— Start of Stored data —
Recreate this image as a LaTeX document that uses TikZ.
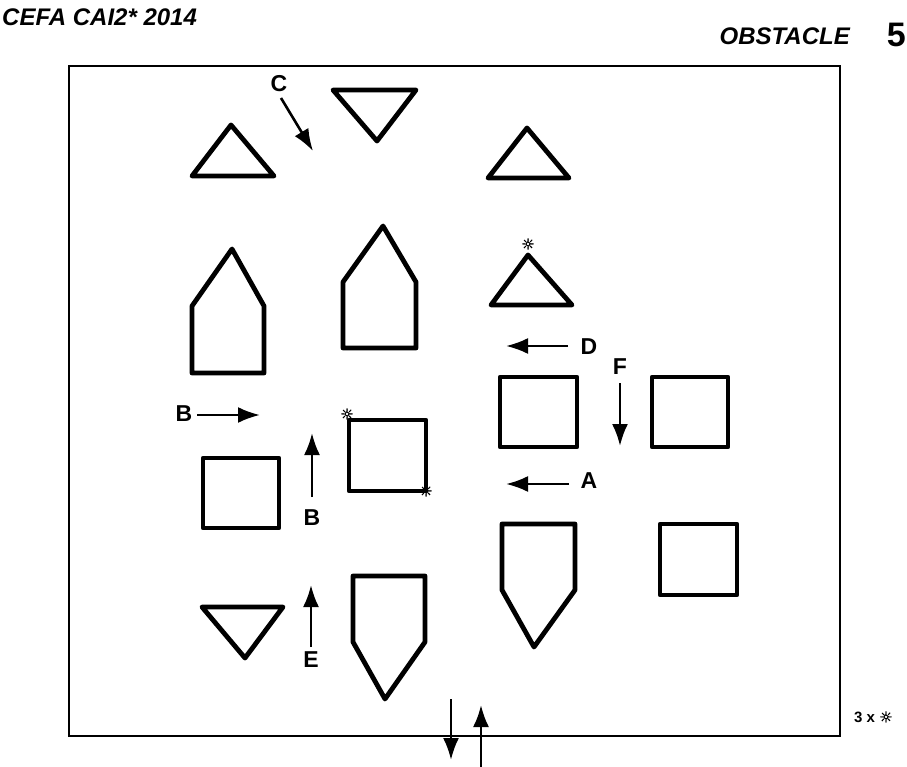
\documentclass[tikz,border=0pt]{standalone}
\usepackage{fontspec}
\setmainfont{Liberation Sans}
\newfontfamily\sunfont[FakeBold=2]{DejaVu Sans}
\usetikzlibrary{arrows.meta}
\begin{document}
\begin{tikzpicture}[x=1pt,y=-1pt,
  obst/.style={line width=4.8pt,line join=round,line cap=round},
  arr/.style={line width=2.6pt,-{Latex[length=22pt,width=16pt]}},
  lbl/.style={font=\fontsize{23}{26}\selectfont\bfseries,inner sep=0pt},
  sun/.style={font=\sunfont\fontsize{15}{16}\selectfont,inner sep=0pt}]
\useasboundingbox (0,0) rectangle (907,767);
% header
\node[anchor=west,inner sep=0pt,font=\fontsize{24}{28}\selectfont\bfseries\itshape] (hd) at (2,17) {CEFA CAI2* 2014};
\node[anchor=east,inner sep=0pt,font=\fontsize{24}{28}\selectfont\bfseries\itshape] (ob) at (850,36) {OBSTACLE};
\node[anchor=east,inner sep=0pt,font=\fontsize{34}{38}\selectfont\bfseries] (num) at (906,35) {5};
% frame
\node[draw,line width=1.4pt,minimum width=771pt,minimum height=670pt,inner sep=0pt] (frame) at (454.5,401) {};
% top row
\draw[obst] (231,125) -- (274,176) -- (192,176) -- cycle;
\draw[obst] (333,90) -- (416,90) -- (377,141) -- cycle;
\draw[obst] (527,128) -- (569,178) -- (488,178) -- cycle;
% houses
\draw[obst] (232,249) -- (264,306) -- (264,373) -- (192,373) -- (192,306) -- cycle;
\draw[obst] (383,226) -- (416,282) -- (416,348) -- (343,348) -- (343,282) -- cycle;
\draw[obst] (528,255) -- (572,305) -- (491,305) -- cycle;
% squares
\draw[obst] (500,377) rectangle (577,447);
\draw[obst] (652,377) rectangle (728,447);
\draw[obst] (203,458) rectangle (279,528);
\draw[obst] (349,420) rectangle (426,491);
\draw[obst] (660,524) rectangle (737,595);
% bottom
\draw[obst] (202,607) -- (283,607) -- (245,658) -- cycle;
\draw[obst] (353,576) -- (425,576) -- (425,642) -- (385,699) -- (353,642) -- cycle;
\draw[obst] (502,524) -- (575,524) -- (575,590) -- (534,647) -- (502,590) -- cycle;
% suns
\node[sun] (s1) at (528,244) {☼};
\node[sun] (s2) at (347,414) {☼};
\node[sun] (s3) at (426,491) {☼};
% labels
\node[lbl] (C) at (279,84) {C};
\node[lbl] (D) at (589,347) {D};
\node[lbl] (F) at (620,367) {F};
\node[lbl] (B1) at (184,414) {B};
\node[lbl] (B2) at (312,518) {B};
\node[lbl] (A) at (589,481) {A};
\node[lbl] (E) at (311,660) {E};
% arrow coordinates
\coordinate (c1) at (281,98);   \coordinate (c2) at (313,151);
\coordinate (d1) at (568,346);  \coordinate (d2) at (506,346);
\coordinate (f1) at (620,383);  \coordinate (f2) at (620,446);
\coordinate (b1) at (197,415);  \coordinate (b2) at (260,415);
\coordinate (b3) at (312,497);  \coordinate (b4) at (312,433);
\coordinate (a1) at (569,484);  \coordinate (a2) at (506,484);
\coordinate (e1) at (311,647);  \coordinate (e2) at (311,585);
\coordinate (g1) at (451,699);  \coordinate (g2) at (451,760);
\coordinate (h1) at (481,767);  \coordinate (h2) at (481,705);
\draw[arr] (c1) -- (c2);
\draw[arr] (d1) -- (d2);
\draw[arr] (f1) -- (f2);
\draw[arr] (b1) -- (b2);
\draw[arr] (b3) -- (b4);
\draw[arr] (a1) -- (a2);
\draw[arr] (e1) -- (e2);
\draw[arr] (g1) -- (g2);
\draw[arr] (h1) -- (h2);
% legend
\node[anchor=west,inner sep=0pt,font=\fontsize{15}{17}\selectfont\bfseries] (leg) at (854,717) {3 x {\sunfont ☼}};
\end{tikzpicture}
\end{document}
— End of Stored data —
Problem description.
Reproduce the whole listing exactly, but not the images in it.

Answer to the exercise.
Recreate this image as a LaTeX document that uses TikZ.
\documentclass[tikz,border=0pt]{standalone}
\usepackage{fontspec}
\setmainfont{Liberation Sans}
\newfontfamily\sunfont[FakeBold=2]{DejaVu Sans}
\usetikzlibrary{arrows.meta}
\begin{document}
\begin{tikzpicture}[x=1pt,y=-1pt,
  obst/.style={line width=4.8pt,line join=round,line cap=round},
  arr/.style={line width=2.6pt,-{Latex[length=22pt,width=16pt]}},
  lbl/.style={font=\fontsize{23}{26}\selectfont\bfseries,inner sep=0pt},
  sun/.style={font=\sunfont\fontsize{15}{16}\selectfont,inner sep=0pt}]
\useasboundingbox (0,0) rectangle (907,767);
% header
\node[anchor=west,inner sep=0pt,font=\fontsize{24}{28}\selectfont\bfseries\itshape] (hd) at (2,17) {CEFA CAI2* 2014};
\node[anchor=east,inner sep=0pt,font=\fontsize{24}{28}\selectfont\bfseries\itshape] (ob) at (850,36) {OBSTACLE};
\node[anchor=east,inner sep=0pt,font=\fontsize{34}{38}\selectfont\bfseries] (num) at (906,35) {5};
% frame
\node[draw,line width=1.4pt,minimum width=771pt,minimum height=670pt,inner sep=0pt] (frame) at (454.5,401) {};
% top row
\draw[obst] (231,125) -- (274,176) -- (192,176) -- cycle;
\draw[obst] (333,90) -- (416,90) -- (377,141) -- cycle;
\draw[obst] (527,128) -- (569,178) -- (488,178) -- cycle;
% houses
\draw[obst] (232,249) -- (264,306) -- (264,373) -- (192,373) -- (192,306) -- cycle;
\draw[obst] (383,226) -- (416,282) -- (416,348) -- (343,348) -- (343,282) -- cycle;
\draw[obst] (528,255) -- (572,305) -- (491,305) -- cycle;
% squares
\draw[obst] (500,377) rectangle (577,447);
\draw[obst] (652,377) rectangle (728,447);
\draw[obst] (203,458) rectangle (279,528);
\draw[obst] (349,420) rectangle (426,491);
\draw[obst] (660,524) rectangle (737,595);
% bottom
\draw[obst] (202,607) -- (283,607) -- (245,658) -- cycle;
\draw[obst] (353,576) -- (425,576) -- (425,642) -- (385,699) -- (353,642) -- cycle;
\draw[obst] (502,524) -- (575,524) -- (575,590) -- (534,647) -- (502,590) -- cycle;
% suns
\node[sun] (s1) at (528,244) {☼};
\node[sun] (s2) at (347,414) {☼};
\node[sun] (s3) at (426,491) {☼};
% labels
\node[lbl] (C) at (279,84) {C};
\node[lbl] (D) at (589,347) {D};
\node[lbl] (F) at (620,367) {F};
\node[lbl] (B1) at (184,414) {B};
\node[lbl] (B2) at (312,518) {B};
\node[lbl] (A) at (589,481) {A};
\node[lbl] (E) at (311,660) {E};
% arrow coordinates
\coordinate (c1) at (281,98);   \coordinate (c2) at (313,151);
\coordinate (d1) at (568,346);  \coordinate (d2) at (506,346);
\coordinate (f1) at (620,383);  \coordinate (f2) at (620,446);
\coordinate (b1) at (197,415);  \coordinate (b2) at (260,415);
\coordinate (b3) at (312,497);  \coordinate (b4) at (312,433);
\coordinate (a1) at (569,484);  \coordinate (a2) at (506,484);
\coordinate (e1) at (311,647);  \coordinate (e2) at (311,585);
\coordinate (g1) at (451,699);  \coordinate (g2) at (451,760);
\coordinate (h1) at (481,767);  \coordinate (h2) at (481,705);
\draw[arr] (c1) -- (c2);
\draw[arr] (d1) -- (d2);
\draw[arr] (f1) -- (f2);
\draw[arr] (b1) -- (b2);
\draw[arr] (b3) -- (b4);
\draw[arr] (a1) -- (a2);
\draw[arr] (e1) -- (e2);
\draw[arr] (g1) -- (g2);
\draw[arr] (h1) -- (h2);
% legend
\node[anchor=west,inner sep=0pt,font=\fontsize{15}{17}\selectfont\bfseries] (leg) at (854,717) {3 x {\sunfont ☼}};
\end{tikzpicture}
\end{document}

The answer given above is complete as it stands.